WP 1 consisted of studies on optimisation of production characteristics in turbot farming. The work plan included studies on the effect of rearing at 'temperature-steps' on growth performance and feed conversion efficiency (WP1 - Task 1.1) and studies on the effect from rearing fish under extended photoperiods on age of first maturity and inhabitation of precocious maturation (WP1 - Task 1.2).

These studies combined novel experimental approach and physiological techniques and methods applicable for turbot and other demersal aquaculture species. Our aim was to minimise production time of turbot and to find an appropriate temperature and photoperiod regime that will allow the farmer to improve and increase production, and thus exploit far better the resources in question (seawater, space/land, man power, logistics). This aim has been reached within the project period.

WP 2 was divided into three tasks, which were performed in both laboratory and large scale facilities at the SME farms. The work plan included studies on the effects of chronic exposure and periodical peaks of un-ionised ammonia on growth, food conversion efficiency and stress under intensive culture conditions (WP2 - Task 2.1) studies on interactive effects of unionised ammonia and hyperoxia on growth performance in turbot (WP2 - Task 2.2) and an overall evaluation of flow-through vs. recirculation technology in culture of turbot (WP2 - Task 2.3).

In this task species-specific optimal temperatures and light regimes were applied. The findings from these studies have resulted in methods for reducing negative impact of sub-optimal water quality in turbot, thus allowing for increased production with the use of less water.

WP 3 aimed at monitoring flesh quality and flesh yield in turbot culture.
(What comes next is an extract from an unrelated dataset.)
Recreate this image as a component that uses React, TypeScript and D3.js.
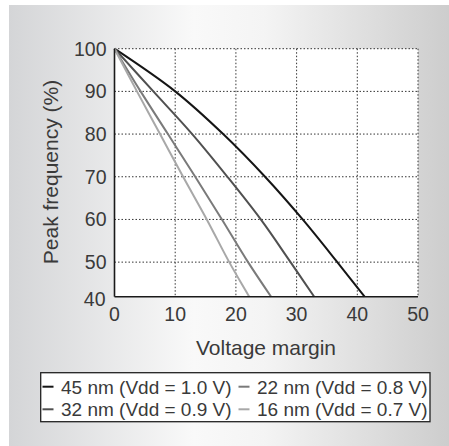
import React from "react";
import * as d3 from "d3";

const xTicks = [0, 10, 20, 30, 40, 50];
const yTicks = [100, 90, 80, 70, 60, 50];
const yBottomLabel = "40";
const xTitle = "Voltage margin";
const yTitle = "Peak frequency (%)";

const seriesNames = [
  "45 nm (Vdd = 1.0 V)",
  "32 nm (Vdd = 0.9 V)",
  "22 nm (Vdd = 0.8 V)",
  "16 nm (Vdd = 0.7 V)",
];
// [voltage margin, peak frequency]
const s45: [number, number][] = [[0, 100], [10, 90], [17.9, 80], [24.8, 70], [31.0, 60], [36.7, 50], [41.2, 41.9]];
const s32: [number, number][] = [[0, 100], [6.4, 90], [12.8, 80], [18.6, 70], [24.1, 60], [29.0, 50], [32.9, 41.9]];
const s22: [number, number][] = [[0, 100], [4.3, 90], [8.8, 80], [13.3, 70], [17.7, 60], [22.0, 50], [25.8, 41.9]];
const s16: [number, number][] = [[0, 100], [3.7, 90], [7.5, 80], [11.3, 70], [15.2, 60], [18.9, 50], [22.2, 41.9]];
const seriesData = [s45, s32, s22, s16];
const seriesColors = ["#151515", "#505050", "#7a7a7a", "#a8a8a8"];

export default function App() {
  const W = 449, H = 446;
  const x = d3.scaleLinear().domain([0, 50]).range([114.5, 418]);
  const y = d3.scaleLinear().domain([41.9, 100]).range([296.7, 48.7]);
  const line = d3
    .line<[number, number]>()
    .x((d) => x(d[0]))
    .y((d) => y(d[1]))
    .curve(d3.curveCatmullRom.alpha(0.5));
  const font = "'Liberation Sans', Arial, Helvetica, sans-serif";
  const [x0, x1] = x.range();
  const [yb, yt] = y.range();

  // legend: column 0 -> 45, 32 ; column 1 -> 22, 16
  const colX = [42.5, 238.5];
  const rowY = [386.7, 409.3];
  const textColor = "#3a3a3a";

  return (
    <svg
      width={W}
      height={H}
      style={{ position: "absolute", left: 0, top: 0 }}
      fontFamily={font}
    >
      <defs>
        <linearGradient id="bg" x1="0" x2="1" y1="0" y2="0">
          <stop offset="0%" stopColor="#d4d5d7" />
          <stop offset="42%" stopColor="#f9f9f9" />
          <stop offset="58%" stopColor="#f4f4f4" />
          <stop offset="100%" stopColor="#cdcdcd" />
        </linearGradient>
      </defs>
      <rect x={0} y={0} width={W} height={H} fill="#ffffff" />
      <rect x={9} y={5} width={W - 9} height={H - 5} fill="url(#bg)" />
      <rect x={x0} y={yt} width={x1 - x0} height={yb - yt} fill="#ffffff" />
      {/* grid */}
      {xTicks.filter((t) => t > 0).map((t) => (
        <line key={"gx" + t} x1={x(t)} x2={x(t)} y1={yt} y2={yb}
          stroke="#333" strokeWidth={1} strokeDasharray="1.5,2" />
      ))}
      {yTicks.map((t) => (
        <line key={"gy" + t} x1={x0} x2={x1} y1={y(t)} y2={y(t)}
          stroke="#333" strokeWidth={1} strokeDasharray="1.5,2" />
      ))}
      {/* series */}
      {seriesData.map((s, i) => (
        <path key={"s" + i} d={line(s) || ""} fill="none"
          stroke={seriesColors[i]} strokeWidth={2} />
      ))}
      {/* axes */}
      <line x1={x0} x2={x0} y1={yt} y2={yb} stroke="#1a1a1a" strokeWidth={1.6} />
      <line x1={x0} x2={x1} y1={yb} y2={yb} stroke="#1a1a1a" strokeWidth={1.6} />
      {/* tick labels */}
      {yTicks.map((t) => (
        <text key={"ty" + t} x={106.5} y={y(t)} dy="0.36em" textAnchor="end"
          fontSize={19.5} fill={textColor}>{t}</text>
      ))}
      <text x={105.5} y={yb + 2} dy="0.36em" textAnchor="end" fontSize={19.5} fill={textColor}>
        {yBottomLabel}
      </text>
      {xTicks.map((t) => (
        <text key={"tx" + t} x={x(t)} y={313.5} dy="0.36em" textAnchor="middle"
          fontSize={19.5} fill={textColor}>{t}</text>
      ))}
      <text x={266} y={347} dy="0.36em" textAnchor="middle" fontSize={21} fill={textColor}>
        {xTitle}
      </text>
      <text transform="translate(50,172) rotate(-90)" dy="0.36em" textAnchor="middle"
        fontSize={21} fill={textColor}>
        {yTitle}
      </text>
      {/* legend */}
      <rect x={40.7} y={372.7} width={389.3} height={49} fill="#ffffff"
        stroke="#222" strokeWidth={1.3} />
      {seriesNames.map((name, si) => {
        const cx = colX[Math.floor(si / 2)];
        const cy = rowY[si % 2];
        return (
          <g key={"lg" + si}>
            <line x1={cx} x2={cx + 11} y1={cy} y2={cy} stroke={seriesColors[si]} strokeWidth={2} />
            <text x={cx + 18.5} y={cy} dy="0.36em" fontSize={19} fill={textColor}>
              {name}
            </text>
          </g>
        );
      })}
    </svg>
  );
}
Special attention was given to establishing standard methods to verify the effect of new rearing concepts developed in WP 1 and 2 on the end product. Within WP 3 we have identified what is known or expected product quality related issues for farmed turbot by interviewing farmers, customers and retailers and produced a clear sensory profile of farmed turbot which is very useful for further market research.

Several new protocols for slaughter and processing turbot were addressed, and several quality parameters linked to bleeding, gutting, and processing were tested. Overall, farmed turbot as food is a stable product, where the quality is not so much affected by external factors during harvesting and processing.
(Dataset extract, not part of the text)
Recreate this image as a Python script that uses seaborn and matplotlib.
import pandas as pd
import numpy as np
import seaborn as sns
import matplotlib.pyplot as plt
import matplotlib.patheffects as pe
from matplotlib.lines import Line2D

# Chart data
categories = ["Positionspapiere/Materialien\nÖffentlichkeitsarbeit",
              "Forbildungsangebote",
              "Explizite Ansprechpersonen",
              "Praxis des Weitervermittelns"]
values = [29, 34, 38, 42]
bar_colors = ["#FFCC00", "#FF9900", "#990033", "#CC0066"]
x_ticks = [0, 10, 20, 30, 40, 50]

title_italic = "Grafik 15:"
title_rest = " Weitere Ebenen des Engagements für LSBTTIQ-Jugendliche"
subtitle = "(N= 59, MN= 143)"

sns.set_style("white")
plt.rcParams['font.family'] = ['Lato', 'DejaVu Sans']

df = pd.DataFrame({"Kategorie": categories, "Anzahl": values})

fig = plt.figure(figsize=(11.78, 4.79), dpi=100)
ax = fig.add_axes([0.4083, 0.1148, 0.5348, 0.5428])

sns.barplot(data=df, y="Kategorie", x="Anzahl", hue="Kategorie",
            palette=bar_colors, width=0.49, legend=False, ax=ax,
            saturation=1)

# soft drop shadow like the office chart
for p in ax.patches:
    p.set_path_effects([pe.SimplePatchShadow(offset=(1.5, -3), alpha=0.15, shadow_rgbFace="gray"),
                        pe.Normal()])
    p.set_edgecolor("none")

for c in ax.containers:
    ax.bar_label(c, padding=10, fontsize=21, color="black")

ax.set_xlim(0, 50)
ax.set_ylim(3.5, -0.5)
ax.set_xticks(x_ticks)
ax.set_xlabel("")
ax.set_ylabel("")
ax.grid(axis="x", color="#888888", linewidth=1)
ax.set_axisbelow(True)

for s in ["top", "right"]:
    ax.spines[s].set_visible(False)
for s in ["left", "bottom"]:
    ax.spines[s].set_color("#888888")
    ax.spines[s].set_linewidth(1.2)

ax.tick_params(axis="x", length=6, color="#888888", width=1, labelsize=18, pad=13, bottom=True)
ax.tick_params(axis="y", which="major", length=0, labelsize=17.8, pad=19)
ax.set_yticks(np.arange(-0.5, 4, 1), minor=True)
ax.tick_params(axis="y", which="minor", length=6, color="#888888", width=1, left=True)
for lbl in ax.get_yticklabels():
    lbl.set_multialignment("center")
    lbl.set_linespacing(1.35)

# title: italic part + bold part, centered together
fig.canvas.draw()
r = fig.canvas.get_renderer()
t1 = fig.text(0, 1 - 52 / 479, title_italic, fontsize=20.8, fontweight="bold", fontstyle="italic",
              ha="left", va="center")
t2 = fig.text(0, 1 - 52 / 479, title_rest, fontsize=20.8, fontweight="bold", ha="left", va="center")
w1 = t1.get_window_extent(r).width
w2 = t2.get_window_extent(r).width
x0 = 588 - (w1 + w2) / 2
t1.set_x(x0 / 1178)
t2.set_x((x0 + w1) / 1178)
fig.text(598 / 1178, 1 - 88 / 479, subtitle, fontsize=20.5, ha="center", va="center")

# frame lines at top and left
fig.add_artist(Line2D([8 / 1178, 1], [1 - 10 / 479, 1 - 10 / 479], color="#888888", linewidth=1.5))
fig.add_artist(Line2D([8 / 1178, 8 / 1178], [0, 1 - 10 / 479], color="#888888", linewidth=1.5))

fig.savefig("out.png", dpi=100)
WP 4 focused on coordination of the overall development of the project. The WP was devoted to:
a) assess the accomplishment of tasks allocated to each participant;
b) discuss the results obtained during different phases of the project;
c) discuss means of recovering the time lost due to technical or other difficulties in order to keep the targeted goals on time;
d) review the milestones for the each phase in order to make any adjustments;
e) submit internal reports that will make the bases of the period reports to be submitted year to the European Commission.

The new rearing regime developed in this project was applicable for all production systems and will make production time reductions feasible in the farms of the participating SMEs. Preliminary investigations have indicated that the temperature-step principle combined with inhabitation of precocious maturation will yield a 20 % to 30 % higher production. Similar figures were seen in the trials of the project. If a 25 % growth increase is gained, a 1 000 t/year producer could increase his output to about 1 250 t/year with the same production facility, or an additional turnover of about EUR 2.8 million per year.
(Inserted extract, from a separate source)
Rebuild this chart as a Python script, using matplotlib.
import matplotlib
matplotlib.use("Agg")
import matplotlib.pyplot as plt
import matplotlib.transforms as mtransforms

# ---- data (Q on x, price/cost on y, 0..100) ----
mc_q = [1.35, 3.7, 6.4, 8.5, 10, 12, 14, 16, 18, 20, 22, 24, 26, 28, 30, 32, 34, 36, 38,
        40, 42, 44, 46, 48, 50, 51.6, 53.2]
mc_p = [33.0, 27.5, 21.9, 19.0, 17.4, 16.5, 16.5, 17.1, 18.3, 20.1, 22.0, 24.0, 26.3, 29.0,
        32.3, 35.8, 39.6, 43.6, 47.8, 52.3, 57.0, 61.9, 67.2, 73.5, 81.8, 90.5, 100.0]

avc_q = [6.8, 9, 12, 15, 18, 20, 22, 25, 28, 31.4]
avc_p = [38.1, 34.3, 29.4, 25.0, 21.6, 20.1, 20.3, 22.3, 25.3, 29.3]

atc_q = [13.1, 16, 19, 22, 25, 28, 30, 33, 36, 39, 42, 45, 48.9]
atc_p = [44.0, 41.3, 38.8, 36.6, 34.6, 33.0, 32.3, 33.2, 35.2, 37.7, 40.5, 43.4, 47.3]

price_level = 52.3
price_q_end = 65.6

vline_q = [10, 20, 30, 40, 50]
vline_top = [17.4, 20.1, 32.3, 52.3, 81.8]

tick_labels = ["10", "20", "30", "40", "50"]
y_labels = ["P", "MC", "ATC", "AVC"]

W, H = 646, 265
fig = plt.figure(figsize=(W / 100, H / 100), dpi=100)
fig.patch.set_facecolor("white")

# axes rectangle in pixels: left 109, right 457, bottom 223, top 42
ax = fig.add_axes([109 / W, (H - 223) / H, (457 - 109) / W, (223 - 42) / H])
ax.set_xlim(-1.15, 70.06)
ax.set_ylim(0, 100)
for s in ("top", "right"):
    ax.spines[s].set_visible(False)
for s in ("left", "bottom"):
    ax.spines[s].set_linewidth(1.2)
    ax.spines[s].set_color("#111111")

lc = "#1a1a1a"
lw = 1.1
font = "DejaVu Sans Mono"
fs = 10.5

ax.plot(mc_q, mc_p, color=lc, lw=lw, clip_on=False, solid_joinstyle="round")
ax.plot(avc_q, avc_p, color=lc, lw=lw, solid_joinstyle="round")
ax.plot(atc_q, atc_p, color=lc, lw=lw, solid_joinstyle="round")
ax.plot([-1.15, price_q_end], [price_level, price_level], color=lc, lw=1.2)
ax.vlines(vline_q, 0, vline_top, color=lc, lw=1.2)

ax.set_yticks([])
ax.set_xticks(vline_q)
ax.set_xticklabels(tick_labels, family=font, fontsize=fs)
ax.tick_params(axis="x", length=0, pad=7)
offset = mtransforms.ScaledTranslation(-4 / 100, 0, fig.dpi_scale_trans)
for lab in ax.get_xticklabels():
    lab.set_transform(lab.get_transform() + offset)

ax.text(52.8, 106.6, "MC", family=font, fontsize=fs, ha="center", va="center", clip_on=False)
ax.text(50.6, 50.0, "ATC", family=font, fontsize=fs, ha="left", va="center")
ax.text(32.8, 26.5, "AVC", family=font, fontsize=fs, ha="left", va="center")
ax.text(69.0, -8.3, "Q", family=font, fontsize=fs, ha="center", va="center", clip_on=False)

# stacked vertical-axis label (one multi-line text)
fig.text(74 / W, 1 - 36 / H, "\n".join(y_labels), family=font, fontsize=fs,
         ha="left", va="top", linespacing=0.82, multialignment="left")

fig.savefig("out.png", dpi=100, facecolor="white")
Thus the SMEs' competitiveness was clearly improved by the project if the anticipated growth increase of 20 % to 30 % can be achieved. Reducing the on-growing period will reduce the need for investments for a given production target or increase the production target with a given production facility. Further the feed conversion factor is expected to be reduced by about 10 % to 15 %, which is a very important improvement, as feed costs constitute approximately 15 % to 25 % of the total production costs in turbot production.